### RECORDS FOR THIS TASK
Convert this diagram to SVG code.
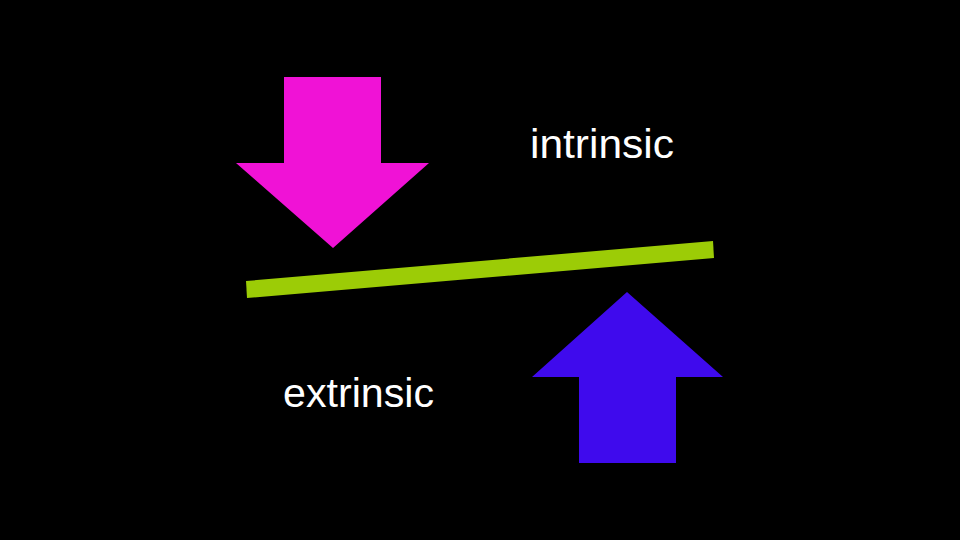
<svg xmlns="http://www.w3.org/2000/svg" width="960" height="540" viewBox="0 0 960 540">
<style>
.lbl{font-family:"Liberation Sans","Open Sans",sans-serif;font-size:41px;fill:#ffffff}
</style>
<rect width="960" height="540" fill="#000000"/>
<g id="pink-arrow"><polygon points="284,77 381,77 381,163 429,163 333,248 236,163 284,163" fill="#f012d6"/></g>
<g id="blue-arrow"><polygon points="627,292 723,377 676,377 676,463 579,463 579,377 532,377" fill="#3f0aed"/></g>
<g id="bar"><polygon points="246,281 713,241 714,258 247,298" fill="#9ccc06"/></g>
<g id="intrinsic"><text class="lbl" x="530" y="158" textLength="144" lengthAdjust="spacingAndGlyphs">intrinsic</text></g>
<g id="extrinsic"><text class="lbl" x="283" y="407" textLength="151" lengthAdjust="spacingAndGlyphs">extrinsic</text></g>
<g id="connectors"></g>
</svg>
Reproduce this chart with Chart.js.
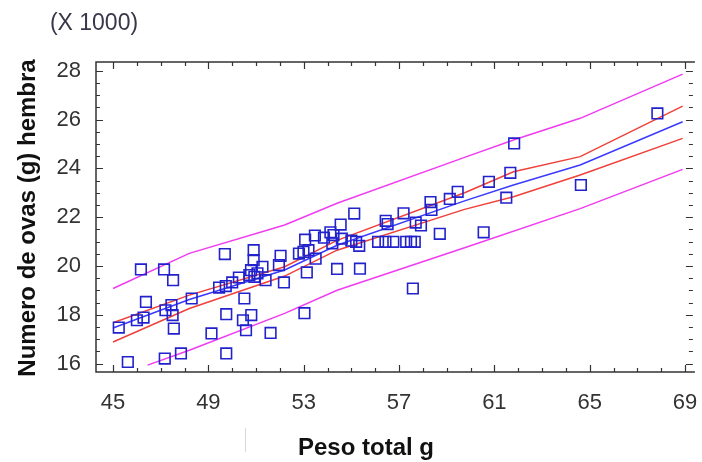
<!DOCTYPE html>
<html>
<head>
<meta charset="utf-8">
<script src="https://cdn.jsdelivr.net/npm/chart.js@4/dist/chart.umd.min.js"></script>
<style>
  html, body { margin: 0; padding: 0; background: #fff; }
</style>
</head>
<body>
<canvas id="chart" width="702" height="462"></canvas>
<script>
// peso total (g) y numero de ovas (x 1000) de cada hembra
const pesoX = [45.24, 45.62, 46.0, 46.28, 46.17, 46.38, 47.14, 47.52, 47.17, 47.55, 47.2, 47.45, 47.5, 47.85, 48.3,
  49.13, 49.69, 49.75, 49.75, 49.45, 49.73, 50.0, 50.28, 50.45, 50.51, 50.8, 50.58, 51.61, 50.9, 50.9, 50.79, 50.72,
  50.93, 51.06, 51.27, 51.4, 51.96, 52.03, 52.17, 52.8, 52.99, 53.2, 53.06, 53.47, 53.5, 53.13, 53.03, 53.85, 54.12,
  54.25, 54.2, 54.55, 54.6, 54.4, 55.12, 55.0, 55.2, 55.33, 55.36, 56.12, 56.43, 56.76, 56.44, 56.52, 57.19, 57.3,
  57.5, 57.66, 57.58, 57.7, 57.92, 58.32, 58.36, 58.71, 59.13, 59.46, 60.55, 60.77, 61.5, 61.67, 61.83, 64.63, 67.84];
const ovasY = [17.48, 16.07, 17.78, 17.89, 19.86, 18.53, 19.86, 19.42, 16.21, 17.44, 18.19, 18.4, 17.99, 16.42, 18.67,
  17.24, 20.49, 18.03, 16.42, 19.12, 19.18, 19.33, 19.53, 17.78, 18.67, 17.99, 17.37, 17.26, 20.65, 20.24, 19.83, 19.63,
  19.56, 19.7, 19.97, 19.42, 20.04, 20.42, 19.33, 20.51, 20.58, 20.65, 21.08, 21.25, 20.3, 19.74, 18.07, 21.16, 21.38,
  21.27, 20.93, 21.7, 21.12, 19.88, 22.15, 21.04, 20.99, 20.83, 19.89, 20.99, 20.99, 20.99, 21.85, 21.72, 22.16, 20.99,
  20.99, 20.99, 19.08, 21.78, 21.66, 22.62, 22.3, 21.32, 22.75, 23.04, 21.38, 23.45, 22.8, 23.82, 25.02, 23.32, 26.25];

// modelo ajustado, limites de confianza y de prediccion
const bandaX = [45, 48.2, 52.2, 54.4, 59.75, 61.8, 64.6, 68.9];
const ajuste = [17.46, 18.63, 19.84, 20.85, 22.67, 23.32, 24.14, 25.91];
const confSup = [17.68, 18.81, 19.97, 21.05, 23.0, 23.86, 24.48, 26.55];
const confInf = [16.89, 18.26, 19.59, 20.65, 22.32, 22.84, 23.73, 25.23];
const predSup = [19.08, 20.52, 21.68, 22.57, 24.45, 25.16, 26.05, 27.86];
const predInfX = [46.45, 48.2, 52.2, 54.4, 59.75, 64.6, 68.9];
const predInf = [15.94, 16.55, 18.06, 19.01, 20.75, 22.35, 23.96];

const xTicks = [45, 49, 53, 57, 61, 65, 69];
const yTicks = [16, 18, 20, 22, 24, 26, 28];

const pares = (xs, ys) => xs.map((x, i) => ({ x, y: ys[i] }));
const linea = (xs, ys, color) => ({
  data: pares(xs, ys), showLine: true, borderColor: color, borderWidth: 1.5, pointRadius: 0, fill: false,
});

const FONT = '"Liberation Sans", Arial, sans-serif';

const marco = {
  id: 'marco',
  afterDraw(chart) {
    const { ctx, chartArea: a, scales: { x, y } } = chart;
    ctx.save();
    ctx.strokeStyle = '#333';
    ctx.lineWidth = 1.5;
    ctx.beginPath();
    ctx.moveTo(a.right + 2, a.top);
    ctx.lineTo(a.left, a.top);
    ctx.lineTo(a.left, a.bottom);
    ctx.lineTo(a.right + 2, a.bottom);
    ctx.stroke();
    ctx.lineWidth = 1.2;
    ctx.beginPath();
    x.ticks.forEach((t) => {
      const px = Math.round(x.getPixelForValue(t.value)) + 0.5;
      const len = xTicks.includes(t.value) ? 7 : 4;
      ctx.moveTo(px, a.bottom); ctx.lineTo(px, a.bottom - len);
      ctx.moveTo(px, a.top); ctx.lineTo(px, a.top + len);
    });
    y.ticks.forEach((t) => {
      const py = Math.round(y.getPixelForValue(t.value)) + 0.5;
      const len = yTicks.includes(t.value) ? 7 : 4;
      ctx.moveTo(a.left, py); ctx.lineTo(a.left + len, py);
      ctx.moveTo(a.right, py); ctx.lineTo(a.right - len, py);
    });
    ctx.stroke();

    ctx.fillStyle = '#111';
    ctx.font = 'bold 24px ' + FONT;
    ctx.textAlign = 'center';
    ctx.textBaseline = 'middle';
    ctx.fillText('Peso total g', 366, 448);
    ctx.save();
    ctx.translate(28, 218);
    ctx.rotate(-Math.PI / 2);
    ctx.fillText('Numero de ovas (g) hembra', 0, 0);
    ctx.restore();
    ctx.fillStyle = '#3a3548';
    ctx.font = '23px ' + FONT;
    ctx.fillText('(X 1000)', 94, 24);

    ctx.strokeStyle = '#d8d8d8';
    ctx.lineWidth = 1;
    ctx.beginPath();
    ctx.moveTo(245.5, 428); ctx.lineTo(245.5, 452);
    ctx.stroke();
    ctx.restore();
  },
};

new Chart(document.getElementById('chart'), {
  type: 'scatter',
  data: {
    datasets: [
      {
        data: pares(pesoX, ovasY), pointStyle: 'rect', pointRadius: 7.5, borderColor: '#2222cc',
        backgroundColor: 'rgba(0,0,0,0)', borderWidth: 1.6,
      },
      linea(bandaX, ajuste, '#3a3aff'),
      linea(bandaX, confSup, '#f0403a'),
      linea(bandaX, confInf, '#f0403a'),
      linea(bandaX, predSup, '#f03cf0'),
      linea(predInfX, predInf, '#f03cf0'),
    ],
  },
  options: {
    responsive: false,
    animation: false,
    layout: { padding: { left: 56, right: 0, top: 62, bottom: 50 } },
    plugins: { legend: { display: false }, tooltip: { enabled: false } },
    scales: {
      x: {
        type: 'linear', min: 44.285, max: 69.33,
        grid: { display: false }, border: { display: false },
        ticks: {
          stepSize: 1, includeBounds: false, autoSkip: false, maxRotation: 0, padding: 10, color: '#333',
          font: { family: FONT, size: 22 },
          callback: (v) => (xTicks.includes(v) ? String(v) : ''),
        },
        afterBuildTicks: (s) => { s.ticks = s.ticks.filter((t) => Math.abs(t.value - Math.round(t.value)) < 1e-6); },
        afterFit: (s) => { s.height = 40; s.paddingLeft = 0; s.paddingRight = 0; },
      },
      y: {
        type: 'linear', min: 15.66, max: 28.357,
        grid: { display: false }, border: { display: false },
        ticks: {
          stepSize: 0.5, includeBounds: false, autoSkip: false, padding: 7, color: '#333',
          font: { family: FONT, size: 22 },
          callback: (v) => (yTicks.includes(v) ? String(v) : ''),
        },
        afterBuildTicks: (s) => { s.ticks = s.ticks.filter((t) => Math.abs(t.value * 2 - Math.round(t.value * 2)) < 1e-6); },
        afterFit: (s) => { s.width = 40; s.paddingTop = 0; s.paddingBottom = 0; },
      },
    },
  },
  plugins: [marco],
});
</script>
</body>
</html>
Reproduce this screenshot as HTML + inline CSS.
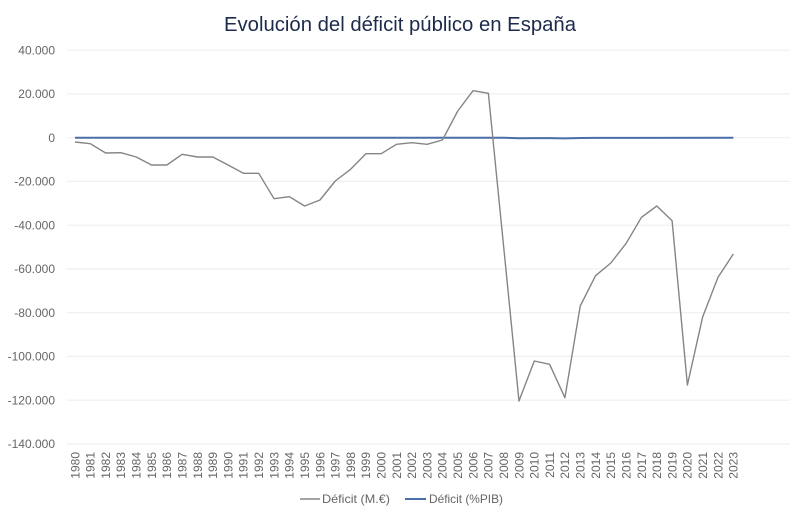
<!DOCTYPE html>
<html>
<head>
<meta charset="utf-8">
<style>
  html, body { margin:0; padding:0; background:#ffffff; }
  svg { display:block; }
  text { font-family: "Liberation Sans", "DejaVu Sans", sans-serif; }
</style>
</head>
<body>
<svg width="800" height="518" viewBox="0 0 800 518" xmlns="http://www.w3.org/2000/svg">
  <rect x="0" y="0" width="800" height="518" fill="#ffffff"/>
  <!-- Title -->
  <text x="400" y="31" text-anchor="middle" font-size="20" fill="#1c2b4a" textLength="352" lengthAdjust="spacingAndGlyphs">Evolución del déficit público en España</text>

  <!-- Gridlines -->
  <g stroke="#efefef" stroke-width="1.2">
    <line x1="67" y1="50.2" x2="790" y2="50.2"/>
    <line x1="67" y1="93.9" x2="790" y2="93.9"/>
    <line x1="67" y1="137.7" x2="790" y2="137.7"/>
    <line x1="67" y1="181.4" x2="790" y2="181.4"/>
    <line x1="67" y1="225.2" x2="790" y2="225.2"/>
    <line x1="67" y1="268.9" x2="790" y2="268.9"/>
    <line x1="67" y1="312.7" x2="790" y2="312.7"/>
    <line x1="67" y1="356.4" x2="790" y2="356.4"/>
    <line x1="67" y1="400.2" x2="790" y2="400.2"/>
    <line x1="67" y1="443.9" x2="790" y2="443.9"/>
  </g>

  <!-- Y axis labels -->
  <g font-size="12" fill="#666666" text-anchor="end">
    <text x="55" y="54.5">40.000</text>
    <text x="55" y="98.2">20.000</text>
    <text x="55" y="142">0</text>
    <text x="55" y="185.7">-20.000</text>
    <text x="55" y="229.5">-40.000</text>
    <text x="55" y="273.2">-60.000</text>
    <text x="55" y="317">-80.000</text>
    <text x="55" y="360.7">-100.000</text>
    <text x="55" y="404.5">-120.000</text>
    <text x="55" y="448.2">-140.000</text>
  </g>

  <!-- Déficit (%PIB) -->
  <polyline fill="none" stroke="#4a6ea8" stroke-width="2" stroke-linejoin="round"
    points="75,137.7 503.68,137.7 518.99,138.3 534.3,138.1 549.61,138.1 564.92,138.4 580.23,138 595.54,137.9 733.33,137.7"/>

  <!-- Déficit (M.€) -->
  <polyline fill="none" stroke="#858585" stroke-width="1.4" stroke-linejoin="round"
    points="75,142 90.31,143.7 105.62,153 120.93,152.7 136.24,157 151.55,165 166.86,165 182.17,154.3 197.48,157 212.79,157 228.1,165 243.41,173.3 258.72,173.3 274.03,198.7 289.34,196.7 304.65,206 319.96,200 335.27,181 350.58,169.3 365.89,153.7 381.2,153.7 396.51,144.3 411.82,142.7 427.13,144.3 442.44,140 457.75,111 473.06,90.7 488.37,93.3 503.68,247 518.99,401 534.3,361 549.61,364.3 564.92,397.7 580.23,306 595.54,275.7 610.85,263 626.16,243.3 641.47,217.3 656.78,206 672.09,220.7 687.4,385 702.71,316.7 718.02,277.3 733.33,254"/>

  <!-- X axis labels (rotated) -->
  <g font-size="12" fill="#666666" text-anchor="end">
    <text transform="translate(79.3,452) rotate(-90)">1980</text>
    <text transform="translate(94.61,452) rotate(-90)">1981</text>
    <text transform="translate(109.92,452) rotate(-90)">1982</text>
    <text transform="translate(125.23,452) rotate(-90)">1983</text>
    <text transform="translate(140.54,452) rotate(-90)">1984</text>
    <text transform="translate(155.85,452) rotate(-90)">1985</text>
    <text transform="translate(171.16,452) rotate(-90)">1986</text>
    <text transform="translate(186.47,452) rotate(-90)">1987</text>
    <text transform="translate(201.78,452) rotate(-90)">1988</text>
    <text transform="translate(217.09,452) rotate(-90)">1989</text>
    <text transform="translate(232.4,452) rotate(-90)">1990</text>
    <text transform="translate(247.71,452) rotate(-90)">1991</text>
    <text transform="translate(263.02,452) rotate(-90)">1992</text>
    <text transform="translate(278.33,452) rotate(-90)">1993</text>
    <text transform="translate(293.64,452) rotate(-90)">1994</text>
    <text transform="translate(308.95,452) rotate(-90)">1995</text>
    <text transform="translate(324.26,452) rotate(-90)">1996</text>
    <text transform="translate(339.57,452) rotate(-90)">1997</text>
    <text transform="translate(354.88,452) rotate(-90)">1998</text>
    <text transform="translate(370.19,452) rotate(-90)">1999</text>
    <text transform="translate(385.5,452) rotate(-90)">2000</text>
    <text transform="translate(400.81,452) rotate(-90)">2001</text>
    <text transform="translate(416.12,452) rotate(-90)">2002</text>
    <text transform="translate(431.43,452) rotate(-90)">2003</text>
    <text transform="translate(446.74,452) rotate(-90)">2004</text>
    <text transform="translate(462.05,452) rotate(-90)">2005</text>
    <text transform="translate(477.36,452) rotate(-90)">2006</text>
    <text transform="translate(492.67,452) rotate(-90)">2007</text>
    <text transform="translate(507.98,452) rotate(-90)">2008</text>
    <text transform="translate(523.29,452) rotate(-90)">2009</text>
    <text transform="translate(538.6,452) rotate(-90)">2010</text>
    <text transform="translate(553.91,452) rotate(-90)">2011</text>
    <text transform="translate(569.22,452) rotate(-90)">2012</text>
    <text transform="translate(584.53,452) rotate(-90)">2013</text>
    <text transform="translate(599.84,452) rotate(-90)">2014</text>
    <text transform="translate(615.15,452) rotate(-90)">2015</text>
    <text transform="translate(630.46,452) rotate(-90)">2016</text>
    <text transform="translate(645.77,452) rotate(-90)">2017</text>
    <text transform="translate(661.08,452) rotate(-90)">2018</text>
    <text transform="translate(676.39,452) rotate(-90)">2019</text>
    <text transform="translate(691.7,452) rotate(-90)">2020</text>
    <text transform="translate(707.01,452) rotate(-90)">2021</text>
    <text transform="translate(722.32,452) rotate(-90)">2022</text>
    <text transform="translate(737.63,452) rotate(-90)">2023</text>
  </g>

  <!-- Legend -->
  <line x1="300" y1="499" x2="320" y2="499" stroke="#858585" stroke-width="1.4"/>
  <text x="322" y="503" font-size="12" fill="#666666" textLength="68" lengthAdjust="spacingAndGlyphs">Déficit (M.€)</text>
  <line x1="405" y1="499" x2="426" y2="499" stroke="#4a6ea8" stroke-width="2"/>
  <text x="429" y="503" font-size="12" fill="#666666" textLength="74" lengthAdjust="spacingAndGlyphs">Déficit (%PIB)</text>
</svg>
</body>
</html>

### GOAL
Using the data above, copy each line that contains "Reproduce".

### WRITTEN ANSWER
Reproduce this chart with Chart.js.
Reproduce this screenshot as HTML + inline CSS.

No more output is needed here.